Accordingly, it also said together with inflation ticking up, this could mean no cut to benchmark rates in the medium term.
As per the report, which is based on discussions with policymakers, industry experts, bankers, and domestic investors, there is likely to be significant acceleration in government infrastructure capex, particularly in fourth quarter of 2017-18--in roadways, railways, urban transport networks and ports.
Further, observing that an investment recovery is under way after six quarters of slowdown, the report said, "translating this recovery into a corporate earnings revival remains uncertain".
The report, however, noted that the intense policy action of the last 15-18 months are likely to "bear fruit" for the economy from second half of 2018-19.
Going by details provided in the report, over the first half of 2017-18, revenue receipts were Rs 6.23 trillion (41.1 percent of the budget estimate) and total expenditure was Rs 11.49 trillion (53.5 percent of the budget estimate).

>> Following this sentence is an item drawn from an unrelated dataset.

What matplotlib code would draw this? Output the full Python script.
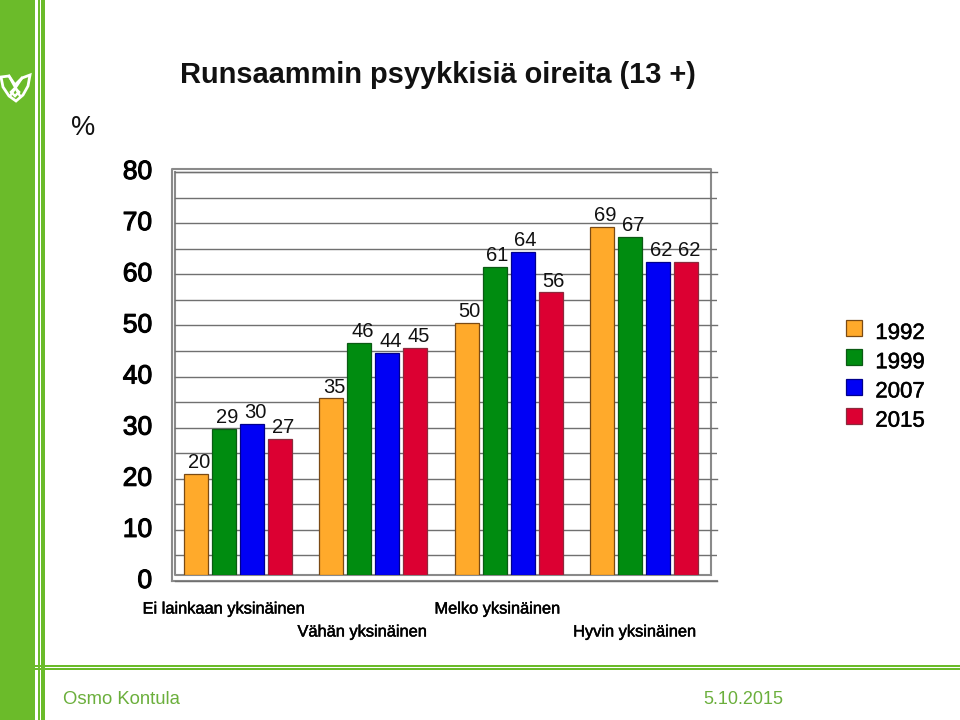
import matplotlib
matplotlib.use('Agg')
import matplotlib.pyplot as plt
import matplotlib.patheffects as pe
from matplotlib.patches import Rectangle, Polygon
from matplotlib.transforms import ScaledTranslation

plt.rcParams['font.family'] = ['Liberation Sans', 'DejaVu Sans']

categories = ['Ei lainkaan yksinäinen', 'Vähän yksinäinen', 'Melko yksinäinen', 'Hyvin yksinäinen']
years = ['1992', '1999', '2007', '2015']
values_1992 = [20, 35, 50, 69]
values_1999 = [29, 46, 61, 67]
values_2007 = [30, 44, 64, 62]
values_2015 = [27, 45, 56, 62]
y_ticks = [0, 10, 20, 30, 40, 50, 60, 70, 80]
grid_ticks = [0, 5, 10, 15, 20, 25, 30, 35, 40, 45, 50, 55, 60, 65, 70, 75, 80]

bar_colors = ['#FFAA2B', '#008C10', '#0000F5', '#DC0032']
edge_colors = ['#7A4A14', '#0B5A14', '#00008C', '#8C2A3C']
GREEN = '#6BBB2A'
W, H = 960, 720


def rect(left, right, top, bottom):
    # pixel box (from top left) -> figure fractions
    return [left / W, 1 - bottom / H, (right - left) / W, (bottom - top) / H]


def shift(dx, dy):
    return ScaledTranslation(dx / 100, dy / 100, fig.dpi_scale_trans)


fig = plt.figure(figsize=(9.6, 7.2), dpi=100)

# slide decoration, drawn in pixel coordinates
deco = fig.add_axes([0, 0, 1, 1], zorder=0)
deco.set_xlim(0, W)
deco.set_ylim(H, 0)
deco.axis('off')
deco.add_patch(Rectangle((0, 0), 35, H, color=GREEN, lw=0))
deco.add_patch(Rectangle((38, 0), 1.6, H, color=GREEN, lw=0))
deco.add_patch(Rectangle((41, 0), 4, H, color=GREEN, lw=0))
deco.add_patch(Rectangle((35, 665), W - 35, 1.5, color=GREEN, lw=0))
deco.add_patch(Rectangle((35, 667.5), W - 35, 2.8, color=GREEN, lw=0))
# logo
logo_outer = [(1, 77), (9, 76), (15, 85), (22, 78), (30, 75), (28, 86), (23, 95), (16, 101), (9, 96), (3, 87)]
deco.add_patch(Polygon(logo_outer, closed=True, fc='none', ec='white', lw=2))
deco.plot([9, 20], [76, 96], color='white', lw=1.8)
deco.plot([22, 10], [78, 96], color='white', lw=1.8)
deco.add_patch(Polygon([(15, 88), (19, 92), (15, 96), (11, 92)], closed=True, fc='none', ec='white', lw=1.8))

# chart frame
frame = '#8A8A8A'
deco.plot([172, 172, 711, 711], [581, 169, 169, 575], color=frame, lw=1.5)
deco.plot([175, 175, 711], [172, 575, 575], color=frame, lw=1.5)
deco.plot([175, 711], [172, 172], color=frame, lw=1)
deco.plot([172, 717], [581, 581], color=frame, lw=1.5)

# wall with the gridlines, sits a bit lower than the bars
wall = fig.add_axes(rect(175, 717, 172, 581), zorder=1)
wall.patch.set_visible(False)
wall.set_xlim(0, 1)
wall.set_ylim(0, 80)
wall.set_xticks([])
wall.set_yticks(grid_ticks, minor=True)
wall.set_yticks(y_ticks)
wall.grid(True, which='both', axis='y', color='#707070', lw=1.0)
wall.tick_params(which='both', axis='y', length=0)
wall.tick_params(axis='y', pad=16.5, labelsize=19)
for s in wall.spines.values():
    s.set_visible(False)
for line in wall.get_ygridlines():
    line.set_clip_on(False)
for lab in wall.get_yticklabels():
    lab.set_transform(lab.get_transform() + shift(0, 2.5))
    lab.set_path_effects([pe.withStroke(linewidth=0.8, foreground='black')])

# bars
ax = fig.add_axes(rect(172, 711, 171, 575), zorder=2)
ax.patch.set_visible(False)
ax.set_xlim(-0.488, 3.496)
ax.set_ylim(0, 80)
ax.set_yticks([])
for s in ax.spines.values():
    s.set_visible(False)

series = [values_1992, values_1999, values_2007, values_2015]
for i, vals in enumerate(series):
    xs = [c + (i - 1.5) * 0.2066 for c in range(len(categories))]
    ax.bar(xs, vals, width=0.177, color=bar_colors[i], edgecolor=edge_colors[i], lw=0.9, label=years[i])
    for x, v in zip(xs, vals):
        ax.annotate(str(v), (x, v), xytext=(2.2, 8.0), textcoords='offset points',
                    ha='center', va='center', fontsize=14.5, color='#111111')

# staggered category labels, each a bit left of its group
label_dx = [-14, -11, -11, -9]
ax.set_xticks(range(len(categories)))
ax.set_xticklabels(categories, fontsize=11.8)
for k, tick in enumerate(ax.xaxis.get_major_ticks()):
    tick.tick1line.set_visible(False)
    tick.label1.set_va('center')
    dy = -34 if k % 2 == 0 else -57
    tick.label1.set_transform(ax.get_xaxis_transform() + shift(label_dx[k], dy))
    tick.label1.set_y(0)
    tick.label1.set_path_effects([pe.withStroke(linewidth=0.35, foreground='black')])

leg = ax.legend(loc='upper left', bbox_to_anchor=(846 / W, 1 - 323 / H), bbox_transform=fig.transFigure,
                frameon=False, fontsize=16, handlelength=0.72, handleheight=0.72,
                labelspacing=0.37, handletextpad=0.6, borderpad=0, borderaxespad=0)
for t in leg.get_texts():
    t.set_path_effects([pe.withStroke(linewidth=0.4, foreground='#111111')])
for h in leg.legend_handles:
    h.set_y(h.get_y() + 2.2)

fig.text(180 / W, 1 - 75 / H, 'Runsaammin psyykkisiä oireita (13 +)', fontsize=20.9, fontweight='bold',
         ha='left', va='center', color='#111111')
fig.text(71 / W, 1 - 128 / H, '%', fontsize=19.5, ha='left', va='center', color='#111111')
fig.text(63 / W, 1 - 700 / H, 'Osmo Kontula', fontsize=13.3, ha='left', va='center', color='#6BAF3C')
fig.text(783 / W, 1 - 700 / H, '5.10.2015', fontsize=13, ha='right', va='center', color='#6BAF3C')

fig.savefig('out.png', dpi=100)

"The consequent fiscal deficit of Rs 4.99 trillion was 91.3 percent of the full year target," it said, adding only two months of revenue from GST has been captured in the data.
"Policymakers and economists appear to be near- unanimous in their opinion that the final revenue outcome from GST is unclear and should only become apparent close to the fiscal year-end - in the first quarter of CY2018," it said.
Citing official data, BNP Paribas said while the recent cut in GST rate (from 28 percent to 18 percent) of most of the items (as many as 200 items) in the topmost tax bracket "is an economically welcome step" but will lead to a Rs 20,000 crore reduction in tax revenue.
"In this context, it's reasonable to expect an overshoot of the fiscal deficit target in FY18. That's not alarming, in our opinion, because in times of short-term economic slowdown driven by structural reform measures, it's natural for governments to adopt pro-cyclical measures," it said.